Living on the West Coast of the US, I am aware of the maps showing the projected pathway of the nuclear fallout plumes swirling across the Pacific our way. For the record, I am not swilling iodine pills or wearing an equally ineffective paper mask. It does, however, put health care policy in perspective, and it makes me curious about public health messages.
The 1-2-3 catastrophic punches endured by the Japanese over the past week are difficult to avoid thinking about, no matter where you live. I am not Japanese, and have only set foot on Japanese soil (or anti-soil—it is an amazingly clean airport) in Narita airport many times changing planes on my way to Thailand. Part of my soul belongs in Japan, my mother having been conceived and born there, in the year of the great Tokyo earthquake.
The health consequences of what is happening in Japan are huge. It highlights—again—the interconnectedness of all countries of the world—the boundarylessness of germs and consequences of environmental degradation. But in a more concrete, less “we are the world” way, I think of the long-term health consequences of the nuclear fallout.
At one of the community health clinics I worked at, just north of Seattle, we had a large population of Ukrainian refugees. This was about 15 years after the Chernobyl accident, and many of our patients had been babies or small children living near Chernobyl. Many now had thyroid cancer, but many of their parents are more ill defined health issues, most likely the result of PTSD. Many of these patients were Pentecostal and had endured religious persecution in their homeland, combined with nuclear fallout, and sudden displacement from their homes and countries. Then they had the stigma of being ‘radioactive’ Chernobyl survivors. Compounding their trauma was the well-deserved deep distrust of government health messages, since they had been lied to about the extent of the problem around Chernobyl. Using a translator, I got to see these patients in 15-minute clinic visits, struggling to understand, much less address their health concerns. I had the sense to know that trying to establish trust was probably the most important intervention I could offer them, and I did this by mostly listening and not pushing tests or drugs on them. I discovered that our standard ‘talk therapy’ treatment for PTSD had no place in their worldview. They preferred bodywork like massage or chiropractic care for PTSD, and I had to get creative with their health insurance companies.
I learned a lot of cross-cultural nursing skills from working with the survivors of Chernobyl. I also grew in appreciation of our sometimes bungling but more transparent public health system in terms of disaster preparedness and public messaging.

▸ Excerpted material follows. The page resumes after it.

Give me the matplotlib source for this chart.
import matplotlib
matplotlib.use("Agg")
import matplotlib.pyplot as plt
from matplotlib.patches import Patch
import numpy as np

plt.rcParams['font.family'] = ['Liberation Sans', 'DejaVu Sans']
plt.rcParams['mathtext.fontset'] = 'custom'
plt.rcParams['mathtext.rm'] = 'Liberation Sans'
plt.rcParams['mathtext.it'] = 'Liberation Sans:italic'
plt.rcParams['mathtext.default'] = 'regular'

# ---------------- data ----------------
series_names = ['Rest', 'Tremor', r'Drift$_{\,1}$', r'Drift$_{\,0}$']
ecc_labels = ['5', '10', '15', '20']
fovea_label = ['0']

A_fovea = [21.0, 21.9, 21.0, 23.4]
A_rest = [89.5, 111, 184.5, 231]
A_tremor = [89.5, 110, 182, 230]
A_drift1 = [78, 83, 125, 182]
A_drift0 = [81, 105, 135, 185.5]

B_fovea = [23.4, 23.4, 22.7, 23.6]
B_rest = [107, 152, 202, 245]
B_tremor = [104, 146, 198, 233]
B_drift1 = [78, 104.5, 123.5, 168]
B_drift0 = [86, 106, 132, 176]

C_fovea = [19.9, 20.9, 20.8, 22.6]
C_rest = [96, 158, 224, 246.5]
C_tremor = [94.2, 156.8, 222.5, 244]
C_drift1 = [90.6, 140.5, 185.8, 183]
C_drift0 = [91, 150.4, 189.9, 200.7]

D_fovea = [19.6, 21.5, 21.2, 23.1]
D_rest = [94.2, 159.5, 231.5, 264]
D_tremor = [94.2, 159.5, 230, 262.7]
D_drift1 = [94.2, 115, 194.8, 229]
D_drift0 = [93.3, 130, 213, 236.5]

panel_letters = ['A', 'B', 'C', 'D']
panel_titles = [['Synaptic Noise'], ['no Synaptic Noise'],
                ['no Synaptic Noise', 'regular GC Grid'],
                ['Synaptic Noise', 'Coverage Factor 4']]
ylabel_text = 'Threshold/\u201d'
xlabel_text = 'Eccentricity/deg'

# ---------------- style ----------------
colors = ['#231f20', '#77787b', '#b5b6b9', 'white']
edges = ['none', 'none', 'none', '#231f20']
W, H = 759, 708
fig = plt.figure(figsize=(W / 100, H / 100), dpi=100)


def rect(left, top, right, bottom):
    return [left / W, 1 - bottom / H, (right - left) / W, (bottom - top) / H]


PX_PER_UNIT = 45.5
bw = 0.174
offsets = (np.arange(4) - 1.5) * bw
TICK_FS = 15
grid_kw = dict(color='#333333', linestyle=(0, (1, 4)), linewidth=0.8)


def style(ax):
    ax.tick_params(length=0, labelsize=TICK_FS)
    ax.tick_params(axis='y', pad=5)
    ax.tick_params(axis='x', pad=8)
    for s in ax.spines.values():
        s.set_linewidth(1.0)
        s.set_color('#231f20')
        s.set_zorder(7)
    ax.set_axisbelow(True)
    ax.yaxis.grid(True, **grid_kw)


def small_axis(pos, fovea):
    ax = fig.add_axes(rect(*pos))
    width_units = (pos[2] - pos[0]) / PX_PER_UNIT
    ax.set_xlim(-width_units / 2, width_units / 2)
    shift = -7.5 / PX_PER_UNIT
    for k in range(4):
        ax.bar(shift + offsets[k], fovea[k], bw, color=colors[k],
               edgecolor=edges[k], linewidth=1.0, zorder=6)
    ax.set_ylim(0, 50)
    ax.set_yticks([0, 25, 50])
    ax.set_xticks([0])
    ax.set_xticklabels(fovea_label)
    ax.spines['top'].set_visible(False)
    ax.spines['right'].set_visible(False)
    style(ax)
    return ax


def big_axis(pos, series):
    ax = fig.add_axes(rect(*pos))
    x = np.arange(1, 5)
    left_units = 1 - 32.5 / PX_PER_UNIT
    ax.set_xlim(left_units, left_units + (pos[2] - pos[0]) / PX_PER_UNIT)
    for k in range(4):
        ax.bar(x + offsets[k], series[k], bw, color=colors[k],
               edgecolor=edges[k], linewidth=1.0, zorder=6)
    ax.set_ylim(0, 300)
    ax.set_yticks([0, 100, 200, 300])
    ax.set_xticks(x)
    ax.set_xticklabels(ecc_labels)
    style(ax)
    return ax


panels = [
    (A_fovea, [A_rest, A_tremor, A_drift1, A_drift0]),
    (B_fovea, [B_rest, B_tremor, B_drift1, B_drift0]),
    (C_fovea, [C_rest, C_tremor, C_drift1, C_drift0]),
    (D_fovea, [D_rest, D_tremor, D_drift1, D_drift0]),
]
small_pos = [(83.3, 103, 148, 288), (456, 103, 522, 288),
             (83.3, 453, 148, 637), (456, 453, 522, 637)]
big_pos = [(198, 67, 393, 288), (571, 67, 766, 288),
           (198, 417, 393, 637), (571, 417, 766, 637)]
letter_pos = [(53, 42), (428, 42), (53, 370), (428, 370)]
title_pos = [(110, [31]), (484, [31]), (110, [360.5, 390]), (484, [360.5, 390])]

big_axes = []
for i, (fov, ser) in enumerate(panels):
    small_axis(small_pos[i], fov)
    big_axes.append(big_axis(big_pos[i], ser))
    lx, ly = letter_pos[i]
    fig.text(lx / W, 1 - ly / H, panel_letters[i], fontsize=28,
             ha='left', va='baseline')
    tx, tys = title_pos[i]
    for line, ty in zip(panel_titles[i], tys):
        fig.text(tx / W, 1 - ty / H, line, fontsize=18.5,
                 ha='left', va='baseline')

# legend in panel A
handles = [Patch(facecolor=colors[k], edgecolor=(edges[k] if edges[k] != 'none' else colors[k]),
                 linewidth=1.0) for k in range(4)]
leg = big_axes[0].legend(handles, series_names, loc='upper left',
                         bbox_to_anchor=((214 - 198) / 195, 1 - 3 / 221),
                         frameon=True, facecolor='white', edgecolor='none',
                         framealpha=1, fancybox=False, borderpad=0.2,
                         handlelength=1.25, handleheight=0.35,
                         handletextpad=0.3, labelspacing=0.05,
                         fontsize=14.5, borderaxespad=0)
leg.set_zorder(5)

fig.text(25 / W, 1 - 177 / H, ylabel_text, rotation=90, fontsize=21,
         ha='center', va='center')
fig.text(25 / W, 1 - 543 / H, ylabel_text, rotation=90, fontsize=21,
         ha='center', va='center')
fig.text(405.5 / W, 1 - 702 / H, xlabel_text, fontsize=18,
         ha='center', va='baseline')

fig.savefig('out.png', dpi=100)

So with the Japan nuclear emergency, I checked in with our national and local public health official sites to see how they were handling this.
The CDC site is characteristically overburdened with links to various other national agencies involved in monitoring the current nuclear emergency. It has relatively clear information for US expats living in Japan in terms of health, safety and evacuation options. There’s a link to “Frequently Asked Questions About a Nuclear Blast,” which includes information on what to do when you are near the blast when it occurs: “Turn away and close and cover your eyes….” The CDC links to the Environmental Protection Agency for information of radiation, including “What is an atom?” and a really cute interactive virtual community full of radiation threats called “RadTown USA.” It includes information on radiation from the infamous airport body scan machines. Who knew that old Exit signs are a source of radiation in the environment? Overall, I would give the CDC site a ‘C’ in terms of health literacy for clear communication on this topic.
My local Seattle/King County Public Health Department does much better than the CDC on coverage of this issue. It states clearly “Nuclear event in Japan poses no health risk in King County,” and then backs up this assertion with quick and easy to read information. It advises the public against taking iodine pills, and most definitely against taking iodine water purification tablets as ‘prevention’ against radiation. Evidentially, our REI stores have had a run on them. The health department reminds us of the “3 days 3 ways” campaign for emergency preparedness, and there is a list of 17 natural and man-made disasters we should be prepared for in our area—these include civil disorder. We are an earthquake and tsunami-prone area with regular safety messages of “Drop, Cover, Hold!” in the event of an earthquake. The Washington State Emergency Management site adds: “Close your eyes, you’ll do better psychologically.” I think that one must be optional. Still, I’d give our local public health department an A- on health literacy. We tend to forget about the importance of consistent, reliable, and comprehensible public health messages, until we need them.